:: Task details ::
Transcribe only the lines from the line with "Clone this diagram in TikZ." through the line with "(lto) at (806,98.5)", exactly, counting both of those lines as part of the stretch.

:: Material provided ::
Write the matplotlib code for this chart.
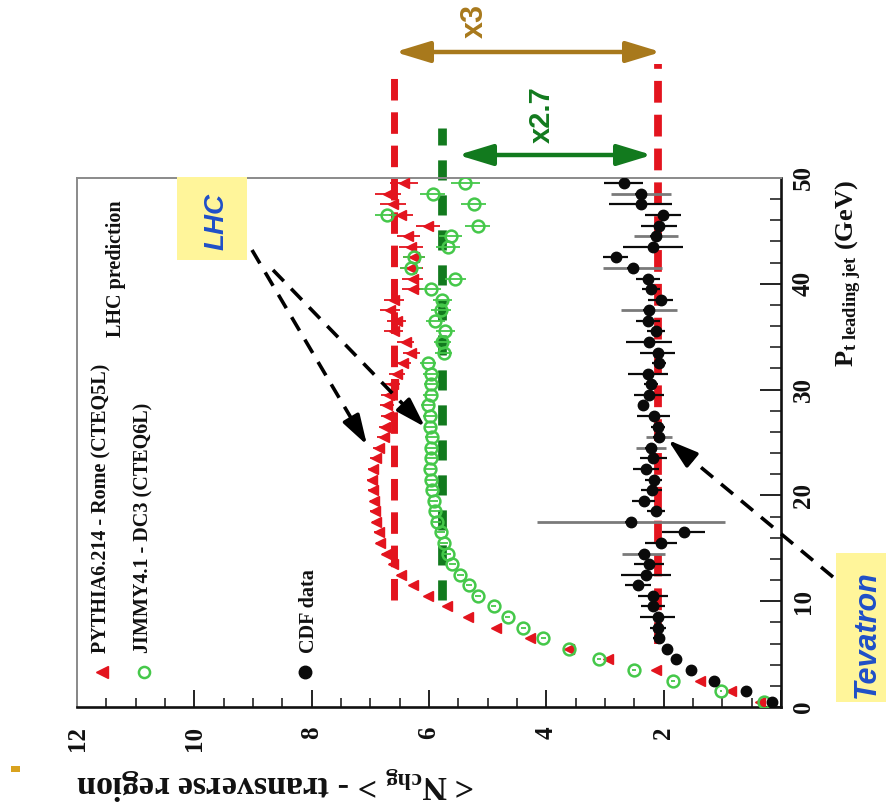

==

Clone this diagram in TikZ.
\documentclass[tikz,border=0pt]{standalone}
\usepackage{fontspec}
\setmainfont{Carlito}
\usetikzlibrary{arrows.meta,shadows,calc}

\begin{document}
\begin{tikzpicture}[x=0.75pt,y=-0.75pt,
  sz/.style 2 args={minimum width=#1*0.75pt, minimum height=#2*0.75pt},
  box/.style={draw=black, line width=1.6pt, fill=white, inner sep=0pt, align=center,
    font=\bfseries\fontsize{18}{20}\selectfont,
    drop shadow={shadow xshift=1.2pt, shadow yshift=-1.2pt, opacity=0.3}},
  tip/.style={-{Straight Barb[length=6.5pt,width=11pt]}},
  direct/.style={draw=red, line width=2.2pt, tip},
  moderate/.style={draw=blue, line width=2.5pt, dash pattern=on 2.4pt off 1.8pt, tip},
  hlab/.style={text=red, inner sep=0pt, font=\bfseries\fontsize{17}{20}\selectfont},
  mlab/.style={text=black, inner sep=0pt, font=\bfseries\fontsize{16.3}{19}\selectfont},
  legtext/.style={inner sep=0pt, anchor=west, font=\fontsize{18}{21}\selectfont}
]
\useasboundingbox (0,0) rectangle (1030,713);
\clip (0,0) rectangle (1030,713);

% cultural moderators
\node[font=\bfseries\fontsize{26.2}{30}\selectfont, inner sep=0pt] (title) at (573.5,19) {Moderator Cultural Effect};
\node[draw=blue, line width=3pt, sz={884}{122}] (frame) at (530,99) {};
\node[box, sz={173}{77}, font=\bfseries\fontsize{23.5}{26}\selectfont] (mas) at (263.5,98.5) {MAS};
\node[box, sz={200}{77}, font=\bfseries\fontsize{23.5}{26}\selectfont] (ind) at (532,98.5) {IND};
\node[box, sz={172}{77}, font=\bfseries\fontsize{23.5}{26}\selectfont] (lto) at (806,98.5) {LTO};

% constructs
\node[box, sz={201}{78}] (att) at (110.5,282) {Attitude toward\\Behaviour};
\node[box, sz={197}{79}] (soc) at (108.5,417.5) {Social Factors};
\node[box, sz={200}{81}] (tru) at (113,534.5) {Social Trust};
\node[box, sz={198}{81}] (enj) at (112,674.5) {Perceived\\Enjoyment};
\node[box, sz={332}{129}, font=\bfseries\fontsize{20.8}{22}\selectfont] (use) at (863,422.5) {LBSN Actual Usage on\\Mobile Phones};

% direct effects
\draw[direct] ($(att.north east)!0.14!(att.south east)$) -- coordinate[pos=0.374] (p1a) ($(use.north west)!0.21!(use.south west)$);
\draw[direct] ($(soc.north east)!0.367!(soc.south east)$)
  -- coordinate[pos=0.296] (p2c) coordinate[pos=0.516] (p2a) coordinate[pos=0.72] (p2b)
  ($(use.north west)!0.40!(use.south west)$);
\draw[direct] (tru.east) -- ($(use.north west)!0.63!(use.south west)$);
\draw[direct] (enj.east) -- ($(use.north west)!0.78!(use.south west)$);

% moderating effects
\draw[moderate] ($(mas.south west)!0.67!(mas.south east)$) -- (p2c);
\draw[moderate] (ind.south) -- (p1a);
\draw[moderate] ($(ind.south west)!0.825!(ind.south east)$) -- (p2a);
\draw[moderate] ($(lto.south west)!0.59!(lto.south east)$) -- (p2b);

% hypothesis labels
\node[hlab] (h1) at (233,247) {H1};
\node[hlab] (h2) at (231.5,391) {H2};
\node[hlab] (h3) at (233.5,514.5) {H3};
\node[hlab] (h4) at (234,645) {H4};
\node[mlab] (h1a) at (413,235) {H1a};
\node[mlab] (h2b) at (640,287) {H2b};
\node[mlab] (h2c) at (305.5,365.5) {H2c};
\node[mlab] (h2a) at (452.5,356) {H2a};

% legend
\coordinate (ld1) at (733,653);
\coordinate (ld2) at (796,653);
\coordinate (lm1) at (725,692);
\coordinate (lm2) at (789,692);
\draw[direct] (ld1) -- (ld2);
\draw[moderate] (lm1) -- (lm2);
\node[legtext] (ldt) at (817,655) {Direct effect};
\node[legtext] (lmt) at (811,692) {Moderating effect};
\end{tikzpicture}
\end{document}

:: Result of the task ::
Clone this diagram in TikZ.
\documentclass[tikz,border=0pt]{standalone}
\usepackage{fontspec}
\setmainfont{Carlito}
\usetikzlibrary{arrows.meta,shadows,calc}

\begin{document}
\begin{tikzpicture}[x=0.75pt,y=-0.75pt,
  sz/.style 2 args={minimum width=#1*0.75pt, minimum height=#2*0.75pt},
  box/.style={draw=black, line width=1.6pt, fill=white, inner sep=0pt, align=center,
    font=\bfseries\fontsize{18}{20}\selectfont,
    drop shadow={shadow xshift=1.2pt, shadow yshift=-1.2pt, opacity=0.3}},
  tip/.style={-{Straight Barb[length=6.5pt,width=11pt]}},
  direct/.style={draw=red, line width=2.2pt, tip},
  moderate/.style={draw=blue, line width=2.5pt, dash pattern=on 2.4pt off 1.8pt, tip},
  hlab/.style={text=red, inner sep=0pt, font=\bfseries\fontsize{17}{20}\selectfont},
  mlab/.style={text=black, inner sep=0pt, font=\bfseries\fontsize{16.3}{19}\selectfont},
  legtext/.style={inner sep=0pt, anchor=west, font=\fontsize{18}{21}\selectfont}
]
\useasboundingbox (0,0) rectangle (1030,713);
\clip (0,0) rectangle (1030,713);

% cultural moderators
\node[font=\bfseries\fontsize{26.2}{30}\selectfont, inner sep=0pt] (title) at (573.5,19) {Moderator Cultural Effect};
\node[draw=blue, line width=3pt, sz={884}{122}] (frame) at (530,99) {};
\node[box, sz={173}{77}, font=\bfseries\fontsize{23.5}{26}\selectfont] (mas) at (263.5,98.5) {MAS};
\node[box, sz={200}{77}, font=\bfseries\fontsize{23.5}{26}\selectfont] (ind) at (532,98.5) {IND};
\node[box, sz={172}{77}, font=\bfseries\fontsize{23.5}{26}\selectfont] (lto) at (806,98.5) {LTO};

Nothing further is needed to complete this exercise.